А тревожиться бы, впрочем, было от чего. Углубленный в свое становление, сосредоточенный на занятиях, я мало, как ни странно, мало обращал внимания на то, что творилось вокруг, на жизнь общественную.
Официальная, газетная жизнь гремела успехами, победами, достижениями так настырно, так оглушительно, что не давала задуматься. В начале 1933 года громыхал съезд колхозников-ударников. О миллионах жертв, голоде, разрухе, бунтах – никто ни слова. А откуда мне было знать, что творится где-нибудь на Смоленщине, орловщине, полтавщине. Хлеб по карточкам давали аккуратно. Обеды на фабрике-кухне казались вкусными. А тут еще и пятилетку не то за четыре, не то за два с половиной года закончили. И XVII «Съезд победителей» уже похоронил четыре уклада: патриархальный, мелкотоварный, частнокапиталистический и еще какой-то. Оставался один только социалистический уклад. Но с пережитками. Особенных пережитков я в себе не ощущал. Любовь к Гумилеву, Хемингуэю и Матиссу пережитки?
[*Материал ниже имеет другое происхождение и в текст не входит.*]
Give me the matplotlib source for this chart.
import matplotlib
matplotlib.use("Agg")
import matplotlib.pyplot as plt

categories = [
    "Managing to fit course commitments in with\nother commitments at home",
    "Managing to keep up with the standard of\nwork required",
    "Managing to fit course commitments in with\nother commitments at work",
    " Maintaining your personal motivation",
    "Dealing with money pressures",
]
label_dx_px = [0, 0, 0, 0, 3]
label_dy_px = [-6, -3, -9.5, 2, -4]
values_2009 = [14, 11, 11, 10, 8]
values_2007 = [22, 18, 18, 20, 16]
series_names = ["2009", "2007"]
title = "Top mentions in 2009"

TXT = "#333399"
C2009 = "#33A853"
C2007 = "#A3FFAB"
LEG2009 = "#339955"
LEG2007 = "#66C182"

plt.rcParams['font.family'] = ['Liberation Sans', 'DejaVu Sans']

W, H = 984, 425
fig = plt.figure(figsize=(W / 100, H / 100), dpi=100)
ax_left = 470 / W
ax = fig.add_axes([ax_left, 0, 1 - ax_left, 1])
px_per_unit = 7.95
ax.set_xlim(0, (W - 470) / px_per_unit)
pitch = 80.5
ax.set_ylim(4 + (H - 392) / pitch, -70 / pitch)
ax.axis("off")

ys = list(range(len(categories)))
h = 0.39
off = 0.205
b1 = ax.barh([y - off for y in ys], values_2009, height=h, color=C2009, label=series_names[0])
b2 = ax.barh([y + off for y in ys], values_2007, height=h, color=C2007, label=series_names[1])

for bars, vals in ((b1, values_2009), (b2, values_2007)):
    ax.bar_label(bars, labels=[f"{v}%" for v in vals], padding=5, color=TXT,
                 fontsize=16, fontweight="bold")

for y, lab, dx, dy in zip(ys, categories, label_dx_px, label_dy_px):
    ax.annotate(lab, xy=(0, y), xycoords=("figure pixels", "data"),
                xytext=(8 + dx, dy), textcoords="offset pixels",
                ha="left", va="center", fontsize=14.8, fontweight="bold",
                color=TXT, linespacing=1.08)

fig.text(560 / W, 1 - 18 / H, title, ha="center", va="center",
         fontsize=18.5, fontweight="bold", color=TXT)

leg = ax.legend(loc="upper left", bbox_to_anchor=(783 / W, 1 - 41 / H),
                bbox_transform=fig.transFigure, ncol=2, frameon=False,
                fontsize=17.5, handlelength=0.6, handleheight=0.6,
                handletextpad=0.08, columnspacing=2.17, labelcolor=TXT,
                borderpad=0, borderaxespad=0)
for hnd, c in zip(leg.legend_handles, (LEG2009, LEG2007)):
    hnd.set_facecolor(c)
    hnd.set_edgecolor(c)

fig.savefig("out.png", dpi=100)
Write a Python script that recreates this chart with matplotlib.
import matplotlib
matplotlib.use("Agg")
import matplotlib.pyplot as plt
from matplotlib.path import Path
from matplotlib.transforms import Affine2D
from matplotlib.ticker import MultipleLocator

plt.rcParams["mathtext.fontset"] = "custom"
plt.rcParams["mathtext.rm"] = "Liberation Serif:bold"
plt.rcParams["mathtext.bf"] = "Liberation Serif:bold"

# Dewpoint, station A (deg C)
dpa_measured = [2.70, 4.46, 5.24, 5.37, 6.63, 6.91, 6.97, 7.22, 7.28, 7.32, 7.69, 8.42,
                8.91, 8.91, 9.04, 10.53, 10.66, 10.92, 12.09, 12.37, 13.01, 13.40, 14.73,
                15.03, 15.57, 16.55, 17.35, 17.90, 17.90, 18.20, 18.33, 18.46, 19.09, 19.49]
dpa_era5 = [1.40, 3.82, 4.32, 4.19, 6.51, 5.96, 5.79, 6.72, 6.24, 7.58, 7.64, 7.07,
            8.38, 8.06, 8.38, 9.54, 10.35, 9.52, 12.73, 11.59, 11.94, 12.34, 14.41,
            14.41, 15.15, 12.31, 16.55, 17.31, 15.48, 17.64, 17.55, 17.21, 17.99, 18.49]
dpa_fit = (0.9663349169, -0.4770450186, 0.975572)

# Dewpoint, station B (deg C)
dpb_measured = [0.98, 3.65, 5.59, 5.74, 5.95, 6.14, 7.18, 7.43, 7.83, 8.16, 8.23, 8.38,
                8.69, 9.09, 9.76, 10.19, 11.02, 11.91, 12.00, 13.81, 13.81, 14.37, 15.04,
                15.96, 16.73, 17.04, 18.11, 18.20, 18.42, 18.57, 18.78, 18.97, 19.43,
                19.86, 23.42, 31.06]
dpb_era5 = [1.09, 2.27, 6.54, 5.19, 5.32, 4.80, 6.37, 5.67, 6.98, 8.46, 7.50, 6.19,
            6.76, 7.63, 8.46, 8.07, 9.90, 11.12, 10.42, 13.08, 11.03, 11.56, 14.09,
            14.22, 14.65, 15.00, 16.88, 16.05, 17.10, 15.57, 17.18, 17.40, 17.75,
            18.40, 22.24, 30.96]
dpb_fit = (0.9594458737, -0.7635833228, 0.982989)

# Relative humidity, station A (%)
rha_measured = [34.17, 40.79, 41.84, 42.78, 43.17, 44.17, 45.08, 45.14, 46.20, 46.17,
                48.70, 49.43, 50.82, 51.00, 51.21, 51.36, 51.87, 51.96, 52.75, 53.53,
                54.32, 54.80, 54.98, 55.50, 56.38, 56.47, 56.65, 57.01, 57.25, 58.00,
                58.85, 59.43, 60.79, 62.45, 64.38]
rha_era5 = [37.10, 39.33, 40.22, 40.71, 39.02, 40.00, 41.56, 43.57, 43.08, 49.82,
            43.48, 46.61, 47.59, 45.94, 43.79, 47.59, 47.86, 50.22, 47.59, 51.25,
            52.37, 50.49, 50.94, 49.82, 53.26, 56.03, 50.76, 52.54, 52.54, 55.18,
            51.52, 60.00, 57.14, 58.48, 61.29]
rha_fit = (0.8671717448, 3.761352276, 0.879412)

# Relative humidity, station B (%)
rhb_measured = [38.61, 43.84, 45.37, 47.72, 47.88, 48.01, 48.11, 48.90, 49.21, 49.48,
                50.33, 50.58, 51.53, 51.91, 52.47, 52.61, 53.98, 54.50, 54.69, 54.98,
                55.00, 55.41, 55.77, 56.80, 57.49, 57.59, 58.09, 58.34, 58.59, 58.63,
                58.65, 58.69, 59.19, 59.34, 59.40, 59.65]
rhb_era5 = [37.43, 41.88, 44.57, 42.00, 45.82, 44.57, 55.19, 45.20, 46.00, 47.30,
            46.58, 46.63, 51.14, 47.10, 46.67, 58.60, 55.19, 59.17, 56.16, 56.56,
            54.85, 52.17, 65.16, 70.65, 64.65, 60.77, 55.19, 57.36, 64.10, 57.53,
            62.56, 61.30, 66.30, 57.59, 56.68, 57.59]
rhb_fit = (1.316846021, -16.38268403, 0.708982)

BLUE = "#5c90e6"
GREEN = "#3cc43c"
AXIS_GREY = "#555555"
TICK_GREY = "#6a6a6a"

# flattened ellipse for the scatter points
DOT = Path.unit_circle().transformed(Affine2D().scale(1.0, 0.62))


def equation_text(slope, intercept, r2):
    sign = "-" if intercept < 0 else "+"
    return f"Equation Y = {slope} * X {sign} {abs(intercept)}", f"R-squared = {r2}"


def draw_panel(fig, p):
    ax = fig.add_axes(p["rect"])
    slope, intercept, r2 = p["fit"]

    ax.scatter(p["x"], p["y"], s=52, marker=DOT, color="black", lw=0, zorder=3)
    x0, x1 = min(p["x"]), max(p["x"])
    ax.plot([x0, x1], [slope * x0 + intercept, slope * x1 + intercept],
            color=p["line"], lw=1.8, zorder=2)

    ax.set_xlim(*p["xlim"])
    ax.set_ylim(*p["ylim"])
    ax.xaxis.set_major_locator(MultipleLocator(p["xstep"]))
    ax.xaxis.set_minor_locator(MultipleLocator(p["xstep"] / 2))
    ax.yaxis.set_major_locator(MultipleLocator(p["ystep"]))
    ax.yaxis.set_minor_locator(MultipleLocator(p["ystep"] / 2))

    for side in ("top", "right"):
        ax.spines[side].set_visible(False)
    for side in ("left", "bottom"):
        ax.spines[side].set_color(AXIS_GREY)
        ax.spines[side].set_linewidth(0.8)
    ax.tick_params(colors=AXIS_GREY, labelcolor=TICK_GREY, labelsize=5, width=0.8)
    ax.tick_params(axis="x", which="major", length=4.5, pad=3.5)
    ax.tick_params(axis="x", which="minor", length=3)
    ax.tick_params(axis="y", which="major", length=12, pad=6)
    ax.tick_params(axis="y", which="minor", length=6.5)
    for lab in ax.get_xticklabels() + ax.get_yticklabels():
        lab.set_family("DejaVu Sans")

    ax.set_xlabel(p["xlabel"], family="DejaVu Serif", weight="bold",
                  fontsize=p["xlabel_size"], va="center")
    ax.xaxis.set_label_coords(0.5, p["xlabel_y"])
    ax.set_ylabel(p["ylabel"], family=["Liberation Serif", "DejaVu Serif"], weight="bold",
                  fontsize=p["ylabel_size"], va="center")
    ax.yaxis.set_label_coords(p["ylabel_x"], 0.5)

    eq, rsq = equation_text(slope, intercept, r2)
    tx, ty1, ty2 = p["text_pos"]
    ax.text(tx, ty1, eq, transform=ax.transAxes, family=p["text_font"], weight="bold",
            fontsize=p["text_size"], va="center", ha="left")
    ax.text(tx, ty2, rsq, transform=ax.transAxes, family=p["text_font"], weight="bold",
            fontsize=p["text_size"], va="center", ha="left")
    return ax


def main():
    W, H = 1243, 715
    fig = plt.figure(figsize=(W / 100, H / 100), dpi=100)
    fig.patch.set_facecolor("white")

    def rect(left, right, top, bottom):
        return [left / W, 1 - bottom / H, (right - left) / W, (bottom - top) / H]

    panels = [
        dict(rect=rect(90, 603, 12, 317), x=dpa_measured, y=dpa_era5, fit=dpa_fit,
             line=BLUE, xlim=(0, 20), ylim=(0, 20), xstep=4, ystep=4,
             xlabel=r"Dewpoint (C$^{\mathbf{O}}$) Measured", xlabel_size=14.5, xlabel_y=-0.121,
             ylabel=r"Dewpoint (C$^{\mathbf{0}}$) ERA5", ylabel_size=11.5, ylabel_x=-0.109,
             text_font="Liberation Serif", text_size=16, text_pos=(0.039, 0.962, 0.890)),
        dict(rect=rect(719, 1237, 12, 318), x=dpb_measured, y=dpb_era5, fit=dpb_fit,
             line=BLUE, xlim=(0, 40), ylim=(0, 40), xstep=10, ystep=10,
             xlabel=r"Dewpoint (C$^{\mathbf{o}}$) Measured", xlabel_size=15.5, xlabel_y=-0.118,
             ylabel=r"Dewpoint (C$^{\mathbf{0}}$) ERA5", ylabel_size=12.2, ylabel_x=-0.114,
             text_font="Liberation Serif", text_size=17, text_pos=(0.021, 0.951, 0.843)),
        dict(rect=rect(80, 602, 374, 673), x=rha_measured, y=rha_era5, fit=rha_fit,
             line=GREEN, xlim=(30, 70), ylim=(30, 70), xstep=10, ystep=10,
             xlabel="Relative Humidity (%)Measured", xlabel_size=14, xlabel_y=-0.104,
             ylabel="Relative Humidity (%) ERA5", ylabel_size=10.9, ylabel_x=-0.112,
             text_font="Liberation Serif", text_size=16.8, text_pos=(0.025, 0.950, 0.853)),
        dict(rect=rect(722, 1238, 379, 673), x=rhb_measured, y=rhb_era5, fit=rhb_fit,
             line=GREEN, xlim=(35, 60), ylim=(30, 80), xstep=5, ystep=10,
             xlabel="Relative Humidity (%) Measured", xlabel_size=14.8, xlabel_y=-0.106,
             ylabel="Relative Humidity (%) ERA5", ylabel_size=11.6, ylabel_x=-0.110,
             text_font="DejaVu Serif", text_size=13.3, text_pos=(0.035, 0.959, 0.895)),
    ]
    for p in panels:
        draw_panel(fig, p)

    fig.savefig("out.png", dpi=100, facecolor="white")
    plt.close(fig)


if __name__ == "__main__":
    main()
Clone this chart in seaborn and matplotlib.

Вечеринки с фокстротами? Галстук? Не ставил я эти личные мелочи встык со всемирно-историческими победами и головокружительными перспективами. Материалы съездов, докладов, уставов изучал и сдавал на вялых семинарах. И чувствовал себя студентом-отличником, выполняющим, шагающим, обещающим.
И я был счастлив. Написав это, я остановился, задумался: так ли? Так! Я был счастлив. Элементарным счастьем молодого человека. Хорошо ведь быть молодым, хорошо излучать радостное свечение, не задумываясь о том, что яркий свет неотвратимо рождает темные тени.